Fazit: “Trettmann” ist ein stimmiges und gelungenes Album, und doch zieht man schnell mal Vergleiche zur großen Schwester. Textlich ist das Album stellenweise schwach und sehr ähnlich. Der inhaltliche Höhepunkt findet sich definitiv mit “Stolpersteine”, andere Songs sind zwar in kreativer Tretti-Manier gehalten, ähneln sich an manchen Stellen jedoch zu sehr. Dem Vibe der Platte hätten ein paar mehr Kracher wie “Grauer Beton” oder auch “Standard” durchaus gut getan.
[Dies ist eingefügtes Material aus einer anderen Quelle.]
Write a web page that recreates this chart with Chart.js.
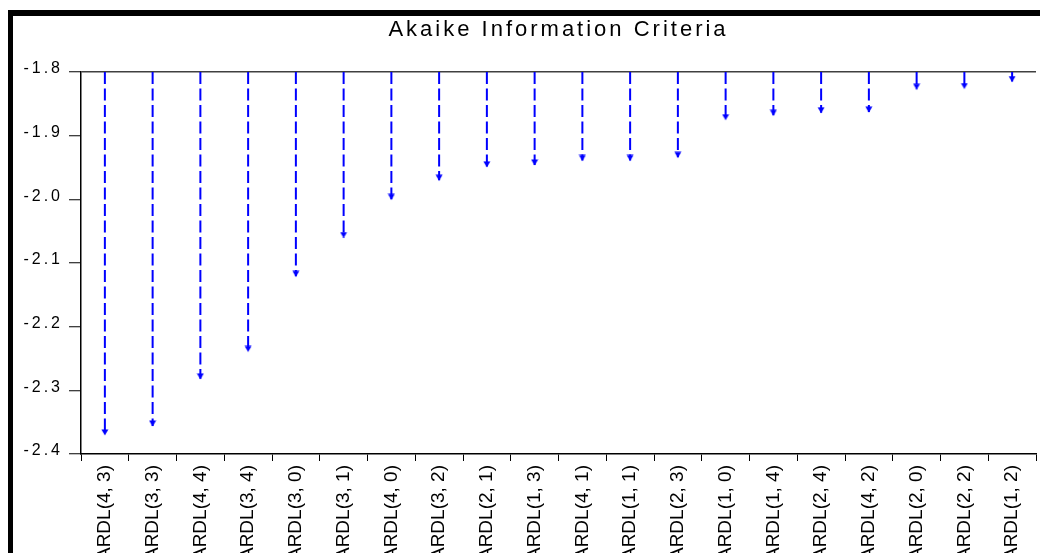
<!DOCTYPE html>
<html><head><meta charset="utf-8">
<script src="https://cdn.jsdelivr.net/npm/chart.js@4"></script>
<style>
html,body{margin:0;padding:0;background:#fff;overflow:hidden;width:1040px;height:553px;}
#frame{position:absolute;left:8px;top:10px;width:1032px;height:543px;border-left:5px solid #000;border-top:6px solid #000;box-sizing:border-box;}
#c{position:absolute;left:13px;top:16px;}
</style></head><body>
<div id="frame"></div>
<canvas id="c" width="1028" height="537"></canvas>
<script>
const categories = ["ARDL(4, 3)", "ARDL(3, 3)", "ARDL(4, 4)", "ARDL(3, 4)", "ARDL(3, 0)", "ARDL(3, 1)", "ARDL(4, 0)", "ARDL(3, 2)", "ARDL(2, 1)", "ARDL(1, 3)", "ARDL(4, 1)", "ARDL(1, 1)", "ARDL(2, 3)", "ARDL(1, 0)", "ARDL(1, 4)", "ARDL(2, 4)", "ARDL(4, 2)", "ARDL(2, 0)", "ARDL(2, 2)", "ARDL(1, 2)"];
const aicValues = [-2.370, -2.356, -2.282, -2.239, -2.121, -2.060, -2.000, -1.970, -1.949, -1.946, -1.939, -1.939, -1.934, -1.875, -1.868, -1.864, -1.863, -1.827, -1.826, -1.815];
const axisTop = -1.8;
const axisBottom = -2.4;
const tickStep = 0.1;
const chartTitle = "Akaike Information Criteria";

const BLUE = '#0000FF';
const FONT = '"Liberation Sans", Arial, sans-serif';

const stemData = [];
categories.forEach((c, i) => {
  stemData.push({x: c, y: axisTop}, {x: c, y: aicValues[i]}, {x: c, y: null});
});
const tipData = categories.map((c, i) => ({x: c, y: aicValues[i]}));

// arrow head image: tip at image centre
const arrow = document.createElement('canvas');
arrow.width = 8; arrow.height = 12;
const actx = arrow.getContext('2d');
actx.fillStyle = BLUE;
actx.beginPath();
actx.moveTo(0.5, 0.5); actx.lineTo(7.5, 0.5); actx.lineTo(4, 6.5); actx.closePath();
actx.fill();

const spacingPlugin = {
  id: 'spacing',
  beforeDraw(chart) { chart.ctx.letterSpacing = '3px'; },
  afterDatasetsDraw(chart) { chart.ctx.letterSpacing = '0px'; }
};

new Chart(document.getElementById('c'), {
  type: 'line',
  data: {
    labels: categories,
    datasets: [
      {
        data: stemData,
        borderColor: BLUE,
        borderWidth: 2,
        borderDash: [12, 4.5],
        borderCapStyle: 'butt',
        pointRadius: 0,
        spanGaps: false,
        tension: 0,
        fill: false
      },
      {
        data: tipData,
        showLine: false,
        pointStyle: arrow,
        pointRadius: 4,
        pointBackgroundColor: BLUE,
        pointBorderColor: BLUE
      }
    ]
  },
  options: {
    responsive: false,
    animation: false,
    devicePixelRatio: 1,
    layout: { padding: 0 },
    plugins: {
      legend: { display: false },
      tooltip: { enabled: false },
      title: {
        display: true,
        text: chartTitle,
        fullSize: false,
        color: '#000',
        font: { family: FONT, size: 22, weight: 'normal', lineHeight: 1.2 },
        padding: { top: 1, bottom: 28.6 }
      }
    },
    scales: {
      x: {
        type: 'category',
        offset: true,
        grid: { offset: true, drawOnChartArea: false, tickLength: 7, color: '#000', tickWidth: 1 },
        border: { color: '#000', width: 1.5 },
        ticks: {
          autoSkip: false, maxRotation: 90, minRotation: 90, padding: 4,
          color: '#000', font: { family: FONT, size: 19 }, z: 1
        },
        afterFit: s => { s.height = 99; }
      },
      y: {
        min: axisBottom,
        max: axisTop,
        ticks: {
          stepSize: tickStep,
          callback: v => Number(v).toFixed(1),
          padding: 6,
          labelOffset: -3,
          color: '#000',
          font: { family: FONT, size: 16 }
        },
        grid: {
          color: c => (c.tick && Math.abs(c.tick.value - axisTop) < 1e-9) ? '#404040' : 'rgba(0,0,0,0)',
          lineWidth: 1.5,
          tickColor: '#000',
          tickWidth: 1,
          tickLength: 12
        },
        border: { color: '#000', width: 1.5 },
        afterFit: s => { s.width = 68; }
      }
    }
  },
  plugins: [spacingPlugin]
});
</script>
</body></html>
Und auch wenn manche Tracks schwächeln, bleibt der von Trettmann angenehm versprühte Vibe in den elf Tracks bestehen. Es bleibt abzuwarten, was Trettmann nach dieser über mehrere Jahre andauernden Erfolgswelle von qualitativ hoch gesteckten Tracks noch abzuliefern vermag. Ob er das zukünftig konsequent fortsetzen kann, bleibt offen. So warnt er doch selbst bereits: “So gut wie heute wird’s nie wieder.”

3,5 von 5 Ananasse

Am 8. Dezember ist Trettmann live im Wiener Gasometer zu sehen, tags darauf im Posthof Linz.